2.2. Operational Mechanics
When a Local Zone is enabled within a region, it functions similarly to a standard Availability Zone in terms of service management and resource deployment. Organizations can extend their Virtual Private Cloud (VPC) across both standard AZs and Local Zones. This integration means that workloads deployed in a Local Zone remain part of the same overall AWS infrastructure, benefiting from consolidated security, centralized management, and seamless networking.
The use of Local Zones is particularly advantageous for latency-sensitive applications. By deploying resources—such as EC2 instances or RDS databases—in a Local Zone, end users experience lower network latencies compared to deployments in a distant primary Availability Zone. This design philosophy effectively brings the cloud closer to the user, enabling near on-premises performance levels.
3. Configuring AWS Local Zones
Successful deployment of AWS Local Zones involves two primary configuration steps: enabling the local zone via the AWS Console and extending your VPC subnets to incorporate the new zone.
3.1. Enabling Local Zones via AWS Console
The initial step in leveraging AWS Local Zones is to enable the desired local zone in your AWS region. Not all AWS Regions support Local Zones, so the process begins with selecting a region that offers them. For example, while the Europe (Ireland) region might provide only standard Availability Zones, the US-East-1 (Northern Virginia) region offers both standard AZs and additional Local Zones.
Procedure Overview:
- Region Selection: Log in to the AWS Management Console and navigate to the EC2 dashboard. Choose a region—such as US-East-1—where Local Zones are available.
- Zone Listing: Within the EC2 settings, review the list of zones. Here, you will notice a distinction between standard Availability Zones, Local Zones, and even specialized wavelength zones.
- Local Zone Identification: Identify the desired Local Zone (for example, the Boston Local Zone) based on your end users’ geographical location.
- Enabling the Zone: Through the zone management interface, update the zone group settings and explicitly enable the Local Zone. Once confirmed, the enabled zone will appear as part of your available infrastructure (e.g.,
US-East-1-Boston-1).
This enabling process allows your account to recognize and use the newly activated Local Zone for resource deployment, setting the stage for further VPC configuration.
3.2. Extending VPC Subnets to Local Zones
Once a Local Zone is enabled, integrating it with your existing network architecture is essential. This involves extending your Virtual Private Cloud (VPC) by creating dedicated subnets that reside in the Local Zone.
Configuration Details:
- Subnet Creation: Within the VPC configuration interface, you can create a new subnet explicitly associated with the enabled Local Zone.

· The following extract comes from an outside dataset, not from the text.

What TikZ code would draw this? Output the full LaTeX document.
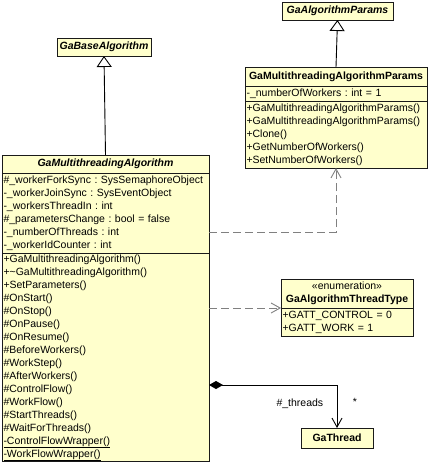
\documentclass[tikz,border=0pt]{standalone}
\usepackage{fontspec}
\setmainfont{Liberation Sans}
\usepackage{tikz}
\usetikzlibrary{arrows.meta, positioning}

\definecolor{classfill}{HTML}{FFFFCC}
\definecolor{boxline}{HTML}{1A1A1A}
\definecolor{depline}{HTML}{808080}
\newcommand{\umlfont}{\frenchspacing\fontsize{10.5}{13}\selectfont}
\newcommand{\staticop}[1]{\smash{\underline{#1}}}

\begin{document}
\begin{tikzpicture}[
    x=1pt, y=-1pt,
    classbox/.style={
        draw=boxline,
        fill=classfill,
        line width=0.9pt,
        outer sep=0pt,
        inner xsep=1.5pt,
        inner ysep=0pt,
        font=\umlfont
    },
    classhead/.style={
        classbox,
        font=\umlfont\bfseries,
        align=center,
        minimum height=18pt
    },
    abstracthead/.style={
        classhead,
        font=\umlfont\bfseries\itshape
    },
    members/.style={
        classbox,
        align=left,
        inner ysep=1pt,
        execute at begin node=\strut,
        execute at end node=\strut
    },
    enumhead/.style={
        classhead,
        inner ysep=1.5pt,
        execute at begin node=\strut,
        execute at end node=\strut
    },
    inherit/.style={
        line width=0.9pt,
        -{Triangle[open, length=11pt, width=15pt, fill=white]}
    },
    depend/.style={
        draw=depline,
        line width=0.9pt,
        dash pattern=on 8pt off 4pt,
        -{Straight Barb[length=9pt, width=10pt]}
    },
    compose/.style={
        line width=0.9pt,
        {Diamond[length=14pt, width=8pt]}-{Straight Barb[length=9pt, width=10pt]}
    }
]
    \useasboundingbox (0,0) rectangle (430,462);

    % Base classes
    \node[abstracthead, minimum width=94pt] (base) at (104,47) {GaBaseAlgorithm};
    \node[abstracthead, minimum width=111pt] (baseparams) at (337.5,11) {GaAlgorithmParams};

    % GaMultithreadingAlgorithm
    \node[abstracthead, text width=204pt, anchor=north west] (alghead) at (2,155) {GaMultithreadingAlgorithm};
    \node[members, text width=204pt, below=0pt of alghead] (algattr) {%
        \#\_workerForkSync : SysSemaphoreObject\\
        -\_workerJoinSync : SysEventObject\\
        -\_workersThreadIn : int\\
        \#\_parametersChange : bool = false\\
        -\_numberOfThreads : int\\
        -\_workerIdCounter : int};
    \node[members, inner ysep=0pt, text width=204pt, below=0pt of algattr] (algops) {%
        +GaMultithreadingAlgorithm()\\
        +\textasciitilde GaMultithreadingAlgorithm()\\
        +SetParameters()\\
        \#OnStart()\\
        \#OnStop()\\
        \#OnPause()\\
        \#OnResume()\\
        \#BeforeWorkers()\\
        \#WorkStep()\\
        \#AfterWorkers()\\
        \#ControlFlow()\\
        \#WorkFlow()\\
        \#StartThreads()\\
        \#WaitForThreads()\\
        \staticop{-ControlFlowWrapper()}\\
        \staticop{-WorkFlowWrapper()}};

    % GaMultithreadingAlgorithmParams
    \node[classhead, minimum height=19pt, text width=179pt, anchor=north west] (paramshead) at (245,67) {GaMultithreadingAlgorithmParams};
    \node[members, text width=179pt, below=0pt of paramshead] (paramsattr) {-\_numberOfWorkers : int = 1};
    \node[members, text width=179pt, below=0pt of paramsattr] (paramsops) {%
        +GaMultithreadingAlgorithmParams()\\
        +GaMultithreadingAlgorithmParams()\\
        +Clone()\\
        +GetNumberOfWorkers()\\
        +SetNumberOfWorkers()};

    % Thread type enumeration
    \node[enumhead, text width=129pt, anchor=north west] (enumhead) at (281,279) {{\mdseries «enumeration»}\\GaAlgorithmThreadType};
    \node[members, text width=129pt, below=0pt of enumhead] (enumattr) {%
        +GATT\_CONTROL = 0\\
        +GATT\_WORK = 1};

    % Thread
    \node[classhead, minimum width=72pt, minimum height=20pt] (thread) at (337,438) {GaThread};

    % Connections
    \draw[inherit] (alghead.north) -- (base.south);
    \draw[inherit] (paramshead.north) -- (baseparams.south);
    \draw[depend] ([yshift=-77pt]alghead.north east) -| (paramsops.south);
    \draw[depend] (algops.east |- enumhead.south west) -- (enumhead.south west);
    \draw[compose] ([yshift=-230pt]alghead.north east) -| (thread.north)
        node[pos=0.72, left=10pt, font=\umlfont] {\#\_threads}
        node[pos=0.70, right=12pt, font=\umlfont] {*};

\end{tikzpicture}
\end{document}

This subnet is assigned its own CIDR block, similar to the subnets in standard AZs.
- IP Range Planning: As with any VPC design, careful planning of CIDR blocks is critical. Each Local Zone subnet requires a dedicated IP range that does not conflict with existing subnets.
- Instance Deployment: With the new subnet in place, you can now launch resources (such as EC2 instances) directly into the Local Zone. This ensures that compute resources are deployed closer to end users, thereby reducing network latency.
While this process involves advanced networking configurations, the key takeaway is that AWS Local Zones integrate seamlessly into your existing VPC structure. This integration enables consistent network connectivity across both standard Availability Zones and Local Zones, allowing for a unified and efficient cloud infrastructure.
4. Use Cases and Benefits
AWS Local Zones offer significant advantages for a variety of scenarios, particularly those involving latency-sensitive workloads or specific regulatory requirements.
4.1. Key Use Cases
- Ultra-Low Latency Applications: For applications that demand immediate responsiveness—such as online gaming, live video streaming, or real-time analytics—deploying resources in a Local Zone ensures that data travels over shorter distances, minimizing delays.
- Data Residency and Compliance: Organizations with stringent data residency requirements can leverage Local Zones to ensure that data is stored and processed within specific geographic boundaries, thus adhering to local regulations.
- Extended On-Premises Integration: Companies looking to extend on-premises workloads to the cloud in areas not served by a full AWS Region can use Local Zones to bridge this gap. This hybrid approach allows seamless integration of cloud and on-premises resources.
- Improved User Experience: By reducing latency, businesses can deliver more responsive and reliable applications to users in metropolitan areas, enhancing overall customer satisfaction and engagement.
4.2. Benefits
- Performance Optimization: Deploying critical resources in a Local Zone reduces network round-trip times, which is essential for real-time processing and interactive applications.
- Simplified Management: Since Local Zones are integrated into the parent AWS Region, they benefit from centralized management, consolidated security policies, and unified billing.
- Flexibility in Deployment: Organizations can choose to enable Local Zones only where necessary, allowing them to balance cost and performance while meeting specific operational needs.
- Enhanced Resiliency: While Local Zones might offer fewer capacity options compared to main Availability Zones, they still provide the necessary infrastructure to support disaster recovery and high availability for localized applications.
5. Conclusion
In summary, AWS Local Zones offer a strategic advantage by delivering near on-premises performance within the cloud. They provide the necessary tools and configurations to ensure that your applications remain both resilient and responsive, no matter where your end users are located.